Hip Help


What’s the difference between house music and acid house music? Are tattoos passe? Is it even hip to say “hip”?

Trivial questions for most people, certainly, but not for producers, directors and writers trying to fill theaters. And for those tempted to say, “Who cares of kids don’t really say, ‘This blows chunks’? Who’s gonna notice?” Guy Brand, 26, above, and Matthew Grim, 28, right, have some advice: The very viewers you’re trying to attract will notice, and they’ll laugh their heads off.

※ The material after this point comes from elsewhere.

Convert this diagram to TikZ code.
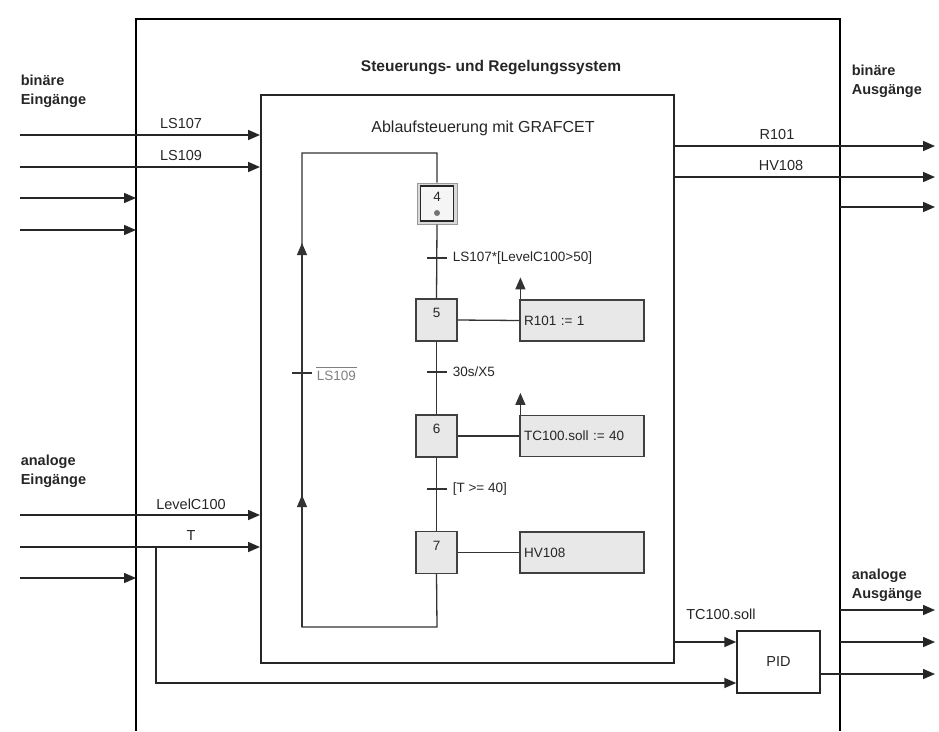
\documentclass[tikz,border=0pt]{standalone}
\usepackage{fontspec}
\setmainfont{Liberation Sans}
\usetikzlibrary{arrows.meta}
\begin{document}
\begin{tikzpicture}[x=1pt,y=-1pt,
 line width=1.6pt, draw=black!85,
 arr/.style={-{Triangle[length=12pt,width=10pt]}},
 lbl/.style={font=\fontsize{14.5}{17}\selectfont, inner sep=0pt, text=black!85},
 head/.style={font=\fontsize{14.5}{19.5}\selectfont\bfseries, align=left, anchor=north west, inner sep=0pt, text=black!85},
 gtxt/.style={font=\fontsize{13.5}{16}\selectfont, text=black!85, inner sep=0pt},
 stepbox/.style={draw=black!75, fill=black!9, line width=1.2pt, minimum width=41pt, minimum height=42pt, inner sep=0pt},
 actbox/.style={draw=black!75, fill=black!9, line width=1.2pt, minimum width=124pt, minimum height=41pt, inner sep=0pt, text width=116pt, align=left, font=\fontsize{13.5}{16}\selectfont, text=black!85},
 gline/.style={line width=1.3pt, draw=black!80},
]
\useasboundingbox (0,0) rectangle (939,731);

% outer system box (open at the bottom)
\draw[line width=2.6pt, draw=black] (136,731) -- (136,19) -- (840,19) -- (840,731);
\node[lbl, font=\fontsize{15.5}{18}\selectfont\bfseries] (title) at (491,68) {Steuerungs- und Regelungssystem};

% inner GRAFCET box
\node[draw, line width=1.5pt, minimum width=413pt, minimum height=568pt, anchor=north west, inner sep=0pt] (ctl) at (260,94) {};
\node[lbl, font=\fontsize{16}{18}\selectfont] (ctltitle) at (483,128) {Ablaufsteuerung mit GRAFCET};

% headings
\node[head] (binin) at (20,74) {binäre\\Eingänge};
\node[head] (anin) at (20,454) {analoge\\Eingänge};
\node[head] (binout) at (851,64) {binäre\\Ausgänge};
\node[head] (anout) at (851,568) {analoge\\Ausgänge};

% binary inputs
\coordinate (i1) at (20,135);
\coordinate (i2) at (20,167);
\coordinate (i3) at (20,198);
\coordinate (i4) at (20,230);
\draw[arr] (i1) -- (i1 -| ctl.west);
\draw[arr] (i2) -- (i2 -| ctl.west);
\draw[arr] (i3) -- (136,198);
\draw[arr] (i4) -- (136,230);
\node[lbl] (ls107) at (181,124) {LS107};
\node[lbl] (ls109) at (181,156) {LS109};

% analog inputs
\coordinate (a1) at (20,515);
\coordinate (a2) at (20,547);
\coordinate (a3) at (20,578);
\draw[arr] (a1) -- (a1 -| ctl.west);
\draw[arr] (a2) -- (a2 -| ctl.west);
\draw[arr] (a3) -- (136,578);
\node[lbl] (lvl) at (191,504) {LevelC100};
\node[lbl] (tlbl) at (191,536) {T};

% binary outputs
\coordinate (o1) at (935,146);
\coordinate (o2) at (935,177);
\coordinate (o3) at (935,207);
\draw[arr] (o1 -| ctl.east) -- (o1);
\draw[arr] (o2 -| ctl.east) -- (o2);
\draw[arr] (840,207) -- (o3);
\node[lbl] (r101) at (777,135) {R101};
\node[lbl] (hv108) at (781,166) {HV108};

% PID and analog outputs
\node[draw, line width=1.5pt, minimum width=83pt, minimum height=62pt, inner sep=0pt, font=\fontsize{14.5}{17}\selectfont, text=black!85] (pid) at (778.5,662) {PID};
\coordinate (p1) at (935,610);
\coordinate (p2) at (935,642);
\coordinate (p3) at (935,674);
\draw[arr] (840,610) -- (p1);
\draw[arr] (840,642) -- (p2);
\draw[arr] ([yshift=-12pt]pid.east) -- (p3);
\draw[arr] (673,642) -- ([yshift=20pt]pid.west);
\node[lbl] (tcsoll) at (721,614) {TC100.soll};
\coordinate (tb) at (156,547);
\draw[arr] (tb) |- ([yshift=-21pt]pid.west);

% GRAFCET steps
\node[draw=black!40, fill=black!15, line width=1pt, minimum width=40pt, minimum height=41pt, inner sep=0pt] (s4o) at (437,203.5) {};
\node[draw=black!85, fill=black!4, line width=1.3pt, minimum width=33pt, minimum height=35pt, inner sep=0pt] (s4) at (437,203.5) {};
\node[gtxt] (n4) at (437,197) {4};
\fill[black!55] (437,213) circle (3pt);

\node[stepbox] (s5) at (436.5,320) {};
\node[gtxt] (n5) at (436.5,313) {5};
\node[stepbox] (s6) at (436.5,436) {};
\node[gtxt] (n6) at (436.5,429) {6};
\node[stepbox] (s7) at (436.5,552.5) {};
\node[gtxt] (n7) at (436.5,545.5) {7};

% action boxes
\node[actbox] (act5) at (582,320.5) {R101 := 1};
\node[actbox] (act6) at (582,436) {TC100.soll := 40};
\node[actbox] (act7) at (582,552.5) {HV108};
\draw[gline] (s5.east) -- (act5.west);
\draw[gline] (s6.east) -- (act6.west);
\draw[gline] (s7.east) -- (act7.west);
\draw[gline, arr] ([xshift=1pt]act5.north west) -- ++(0,-22);
\draw[gline, arr] ([xshift=1pt]act6.north west) -- ++(0,-22);

% sequence lines and loop
\coordinate (rt) at (437,153);
\coordinate (lt) at (302,153);
\coordinate (lb) at (302,627);
\coordinate (rb) at (437,627);
\draw[gline] (s4o.north) -- (rt) -- (lt) -- (lb) -- (rb) -- (s7.south);
\draw[gline] (s4o.south) -- (s5.north);
\draw[gline] (s5.south) -- (s6.north);
\draw[gline] (s6.south) -- (s7.north);
\draw[gline, arr] (lb) -- (302,495);
\draw[gline, arr] (lb) -- (302,243);

% transitions
\coordinate (t1) at (437,258);
\coordinate (t2) at (437,372);
\coordinate (t3) at (437,489);
\coordinate (t4) at (302,373);
\foreach \t in {t1,t2,t3,t4} \draw[gline] ([xshift=-10pt]\t) -- ([xshift=10pt]\t);
\node[gtxt, anchor=west] (c1) at (452,258) {LS107*[LevelC100>50]};
\node[gtxt, anchor=west] (c2) at (452,372) {30s/X5};
\node[gtxt, anchor=west] (c3) at (452,489) {[T >= 40]};
\node[gtxt, anchor=west, text=black!50] (c4) at (316,376) {LS109};
\draw[line width=0.9pt, draw=black!50] ([yshift=3pt]c4.north west) -- ([yshift=3pt]c4.north east);
\end{tikzpicture}
\end{document}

Enter Reality Inc., Grim and Brand’s fledgling West L.A. consulting firm. Its goal is to set Hollywood straight about anything youth-related--from music to computer hacking to body piercing. They are almost certainly the only by-twentysomething-about-twentysomething show-biz consultants in town.


Grim and Brand, who previously owned a succession of nightclubs, can cite endless examples of media cluelessness. Take drugs, for example. “Being in the club life we’ve had friends who OD’ed,” says Grim. “If you see what a real addict is like, and then you see an addict on ‘90210,’ you’re like, ‘Oh, my God.’ They’re not even close.”

“Beverly Hills, 90210” may be unrealistic, you could argue, but it’s still successful. (Brand credits the show’s ratings to its campiness.) Not so with last year’s disappointing “Reality Bites,” which “was just such a plethora of suckiness,” says Grim, who hated the film’s portrayal of young people as misdirected whiners.

The guys have worked on a Slayer music video and Gen X-ized scripts for several independent producers (“when in doubt, use profanity”). Brand provided slang for “Caged Heat 3000,” an upcoming Roger Corman gem. “He’s great,” says Aaron Osborne, the director. “I think he’s a hipster.”

That, naturally, is the point. “This is basically our life,” says Grim. “Why not get paid for it?”